Ragucci began his work in 1980 when he was hired by the Commonwealth of Massachusetts as a fraud investigator, and he worked at that job for 16 years. Simultaneously, in 1980, he was elected to his first term as the Ward 6 City Councilor in the old bi-cameral system. He did that for three terms, then moved up to the Board of Alderman for 12 years.

Then, for eight years, he served as mayor of the City during a time of great expansion. He served four, two-year terms as mayor, and ushered in several important projects.

Following that, he spent nine years as the Town Manager in Stoneham, and then a few years ago came back to Everett to serve as Assistant City Clerk under City Clerk Sergio Cornelio.

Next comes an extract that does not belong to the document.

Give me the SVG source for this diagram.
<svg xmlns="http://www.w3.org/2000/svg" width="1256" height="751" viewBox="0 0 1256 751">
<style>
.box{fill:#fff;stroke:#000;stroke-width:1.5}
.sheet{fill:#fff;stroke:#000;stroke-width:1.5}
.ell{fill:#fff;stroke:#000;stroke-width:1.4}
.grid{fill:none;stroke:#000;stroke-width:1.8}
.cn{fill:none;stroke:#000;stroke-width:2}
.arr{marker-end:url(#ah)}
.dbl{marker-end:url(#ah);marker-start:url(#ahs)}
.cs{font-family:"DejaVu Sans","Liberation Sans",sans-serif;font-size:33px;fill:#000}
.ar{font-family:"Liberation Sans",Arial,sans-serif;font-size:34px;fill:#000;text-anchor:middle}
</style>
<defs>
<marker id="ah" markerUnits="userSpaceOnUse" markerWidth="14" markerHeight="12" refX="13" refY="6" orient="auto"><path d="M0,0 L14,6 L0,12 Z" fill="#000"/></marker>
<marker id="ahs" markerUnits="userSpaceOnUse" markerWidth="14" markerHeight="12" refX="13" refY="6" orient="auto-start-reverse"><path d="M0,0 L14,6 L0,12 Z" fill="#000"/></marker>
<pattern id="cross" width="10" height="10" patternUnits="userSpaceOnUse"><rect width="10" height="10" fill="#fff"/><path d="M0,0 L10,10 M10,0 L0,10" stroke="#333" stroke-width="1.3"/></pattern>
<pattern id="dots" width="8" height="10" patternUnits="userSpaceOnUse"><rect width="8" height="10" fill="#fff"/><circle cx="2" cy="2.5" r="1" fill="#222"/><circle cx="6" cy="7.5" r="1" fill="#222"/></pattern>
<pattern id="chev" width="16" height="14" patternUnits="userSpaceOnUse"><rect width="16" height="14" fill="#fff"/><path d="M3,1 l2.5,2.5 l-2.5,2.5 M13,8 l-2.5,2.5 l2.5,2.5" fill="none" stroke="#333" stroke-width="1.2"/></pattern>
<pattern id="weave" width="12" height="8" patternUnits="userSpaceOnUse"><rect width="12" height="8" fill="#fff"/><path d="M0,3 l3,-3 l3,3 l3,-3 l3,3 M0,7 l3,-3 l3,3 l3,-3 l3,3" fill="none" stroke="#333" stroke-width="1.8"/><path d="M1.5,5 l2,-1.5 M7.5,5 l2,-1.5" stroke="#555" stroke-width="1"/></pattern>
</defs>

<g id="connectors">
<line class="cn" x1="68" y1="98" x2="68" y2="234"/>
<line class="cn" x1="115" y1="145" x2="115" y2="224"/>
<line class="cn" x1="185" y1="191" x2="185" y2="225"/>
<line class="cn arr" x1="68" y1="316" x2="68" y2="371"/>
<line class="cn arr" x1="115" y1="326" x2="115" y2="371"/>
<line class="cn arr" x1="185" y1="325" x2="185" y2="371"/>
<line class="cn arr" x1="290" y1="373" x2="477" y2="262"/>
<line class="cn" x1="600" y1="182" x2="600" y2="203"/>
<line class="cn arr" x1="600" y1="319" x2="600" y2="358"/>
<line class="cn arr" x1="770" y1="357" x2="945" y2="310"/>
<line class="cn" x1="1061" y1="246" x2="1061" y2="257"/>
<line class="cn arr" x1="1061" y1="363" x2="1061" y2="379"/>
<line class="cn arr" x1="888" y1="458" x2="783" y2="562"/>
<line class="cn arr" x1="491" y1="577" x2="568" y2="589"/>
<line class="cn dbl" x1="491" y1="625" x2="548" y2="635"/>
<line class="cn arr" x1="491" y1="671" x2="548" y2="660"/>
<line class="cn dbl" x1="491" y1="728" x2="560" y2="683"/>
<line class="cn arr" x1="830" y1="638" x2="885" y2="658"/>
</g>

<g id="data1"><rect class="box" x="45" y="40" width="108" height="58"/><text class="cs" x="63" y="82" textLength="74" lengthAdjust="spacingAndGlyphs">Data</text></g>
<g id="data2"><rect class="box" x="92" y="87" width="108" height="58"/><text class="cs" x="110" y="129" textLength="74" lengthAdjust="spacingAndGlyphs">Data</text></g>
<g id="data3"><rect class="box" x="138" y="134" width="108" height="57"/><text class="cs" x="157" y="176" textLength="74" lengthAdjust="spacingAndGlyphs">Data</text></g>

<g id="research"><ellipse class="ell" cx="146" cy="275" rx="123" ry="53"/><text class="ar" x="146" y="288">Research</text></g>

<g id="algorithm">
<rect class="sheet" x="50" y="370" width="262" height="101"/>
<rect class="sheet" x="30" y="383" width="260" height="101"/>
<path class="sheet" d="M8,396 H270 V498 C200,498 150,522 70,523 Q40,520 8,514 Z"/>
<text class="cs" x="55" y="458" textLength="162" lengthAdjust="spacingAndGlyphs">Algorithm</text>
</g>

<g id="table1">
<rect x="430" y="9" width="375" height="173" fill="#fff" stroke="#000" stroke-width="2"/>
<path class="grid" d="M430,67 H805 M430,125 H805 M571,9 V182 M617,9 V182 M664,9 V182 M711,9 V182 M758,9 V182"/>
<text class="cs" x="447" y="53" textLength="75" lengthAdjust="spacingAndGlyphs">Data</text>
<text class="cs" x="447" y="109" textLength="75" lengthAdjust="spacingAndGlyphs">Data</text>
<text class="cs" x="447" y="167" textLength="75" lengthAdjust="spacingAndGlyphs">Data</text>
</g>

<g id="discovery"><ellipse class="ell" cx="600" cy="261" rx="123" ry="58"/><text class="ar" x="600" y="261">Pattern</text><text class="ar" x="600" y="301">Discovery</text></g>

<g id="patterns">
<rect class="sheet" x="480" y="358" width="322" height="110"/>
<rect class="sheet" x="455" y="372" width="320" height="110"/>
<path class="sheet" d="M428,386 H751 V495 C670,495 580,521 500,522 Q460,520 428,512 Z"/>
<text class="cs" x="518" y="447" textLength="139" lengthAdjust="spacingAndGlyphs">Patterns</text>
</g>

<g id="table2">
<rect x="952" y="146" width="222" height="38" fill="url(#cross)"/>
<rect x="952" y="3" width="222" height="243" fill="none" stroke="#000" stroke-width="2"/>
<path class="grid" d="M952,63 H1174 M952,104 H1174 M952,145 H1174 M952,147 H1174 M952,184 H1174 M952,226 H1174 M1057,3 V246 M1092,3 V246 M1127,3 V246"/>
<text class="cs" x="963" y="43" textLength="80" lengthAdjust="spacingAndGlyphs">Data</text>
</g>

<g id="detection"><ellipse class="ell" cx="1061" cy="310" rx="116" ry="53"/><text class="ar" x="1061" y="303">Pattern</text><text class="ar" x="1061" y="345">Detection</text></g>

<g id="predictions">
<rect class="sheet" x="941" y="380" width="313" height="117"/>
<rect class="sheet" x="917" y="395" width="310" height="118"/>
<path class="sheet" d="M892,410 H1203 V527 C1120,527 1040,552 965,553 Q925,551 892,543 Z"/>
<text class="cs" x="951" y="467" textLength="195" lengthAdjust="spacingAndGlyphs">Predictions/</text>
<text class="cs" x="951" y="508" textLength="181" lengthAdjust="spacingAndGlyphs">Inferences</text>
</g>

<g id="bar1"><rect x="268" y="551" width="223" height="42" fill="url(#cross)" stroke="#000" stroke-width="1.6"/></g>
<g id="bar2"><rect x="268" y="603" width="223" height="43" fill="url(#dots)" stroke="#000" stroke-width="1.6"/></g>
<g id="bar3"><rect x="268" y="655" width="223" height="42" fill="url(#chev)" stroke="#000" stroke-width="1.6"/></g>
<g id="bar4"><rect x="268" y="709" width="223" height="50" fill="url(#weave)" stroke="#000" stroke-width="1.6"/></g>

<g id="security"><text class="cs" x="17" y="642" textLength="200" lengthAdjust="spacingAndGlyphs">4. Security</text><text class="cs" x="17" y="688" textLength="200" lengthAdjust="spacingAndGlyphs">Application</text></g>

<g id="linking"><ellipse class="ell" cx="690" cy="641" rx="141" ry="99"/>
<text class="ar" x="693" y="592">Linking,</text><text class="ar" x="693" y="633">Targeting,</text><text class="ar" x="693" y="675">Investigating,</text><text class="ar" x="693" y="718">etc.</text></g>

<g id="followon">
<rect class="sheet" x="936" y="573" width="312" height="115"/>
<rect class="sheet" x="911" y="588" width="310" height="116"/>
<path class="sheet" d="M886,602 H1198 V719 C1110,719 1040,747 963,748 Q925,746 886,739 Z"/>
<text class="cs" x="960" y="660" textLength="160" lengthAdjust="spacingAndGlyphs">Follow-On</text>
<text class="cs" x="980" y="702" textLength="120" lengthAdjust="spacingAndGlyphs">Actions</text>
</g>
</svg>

During his time as mayor, Ragucci was known as a hand-on mayor. Few could forget his time spent plowing the streets during more than a few blizzards – something chronicled on the news broadcasts. While such things may not have resounded with the unions, it was more than popular with the blue-collar residents of Everett at the time to see their mayor pitching in to lend a hand plowing the streets in an emergency situation.

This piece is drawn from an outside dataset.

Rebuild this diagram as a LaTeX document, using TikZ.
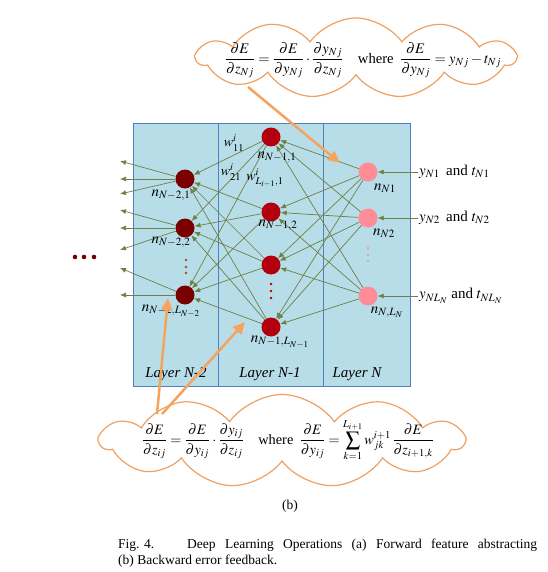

“A lot of enemies were created during those times, but more friends I think,” he laughed.

He said on Tuesday he felt his crowning achievement as mayor was prevailing in the fight to locate Everett High School on the ledge at Glendale Park. He said it was a major political battle, and a lot had to be done, but as he drives by the school now, he said he is happy how it turned out.

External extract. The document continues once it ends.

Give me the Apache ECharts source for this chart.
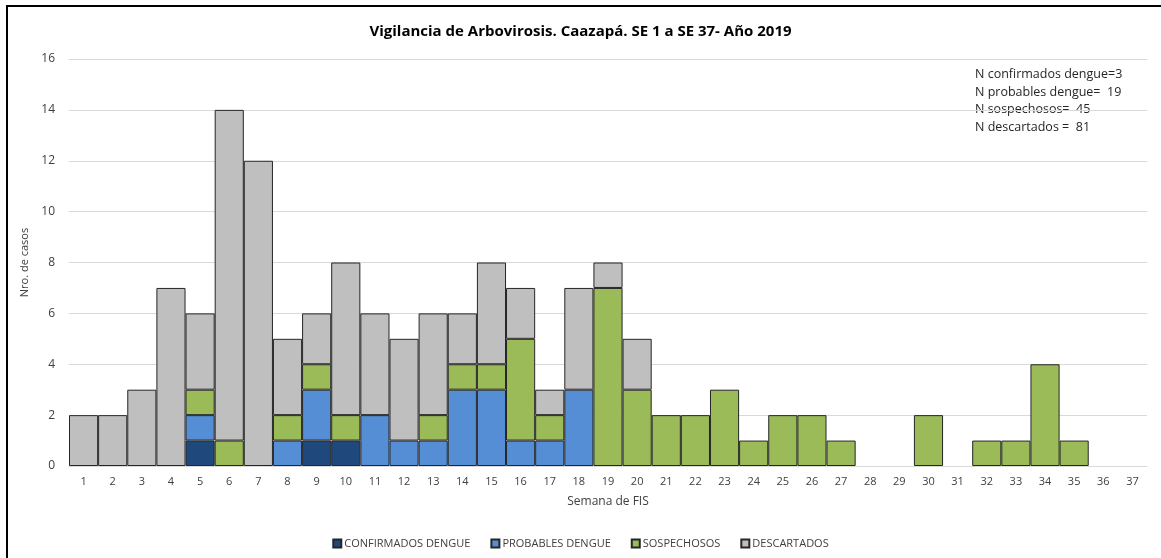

“I had a tremendous fight in five years of my mayoral tenure on putting the high school in Glendale Park,” he said. “I find that to be quite a rewarding site when I drive by it. Many people didn’t think it would turn out this way. I like to think that was a crowning achievement of my administration. That was a fight by a lot of people for a long time.”

One of the hurdles to overcome was the order by the National Park Service to replace the parkland taken for the school. At that time, he said, the NPS was requiring a two-for-one swap – meaning that they planned to take five acres for the school and would need to come up with 10 new acres of parkland elsewhere.

“Never before and never again did the National Park Service require a replacement of two-for one,” he recalled. “To find 10 acres of land in Everett and it had to be contiguous, they were really putting the nails in our coffin. But we worked it out and ended up getting the GE parkland that is now a beautiful, beautiful open space for the City.”

He said it is heartening to see that all of the concerns from the neighbors about the school have, in time, been proven wrong – and the idea paid off very well.

Clerk Sergio Cornelio said Ragucci actually gave him his start in City government. He said few know it, but when he was 18, Ragucci hired him out of high school for the night watch at the Department of Public Works. That’s where he began his career, working for Ragucci, and now it has been interesting the last few years to have Ragucci working for him.

“He really gave me a good start,” said Cornelio. “To have him come back and work for me was a role reversal. It was nice and we made a good team. He brought a wealth of historical knowledge. He’s worked in government since 1980, so he was a big help to have here in the office. It will be sad to see him go, I’m happy for him because he deserves it after 42 years.”

Ragucci will continue to serve on the Redevelopment Authority Board, but his last day at the Clerk’s Office will be Jan. 28. He said he will stick around short-term to train his replacement in the role of Assistant City Clerk, but after that it will be a lot of rest and relaxation.

“Long-term, I see a lot of golf and a lot of beach in my life,” he said.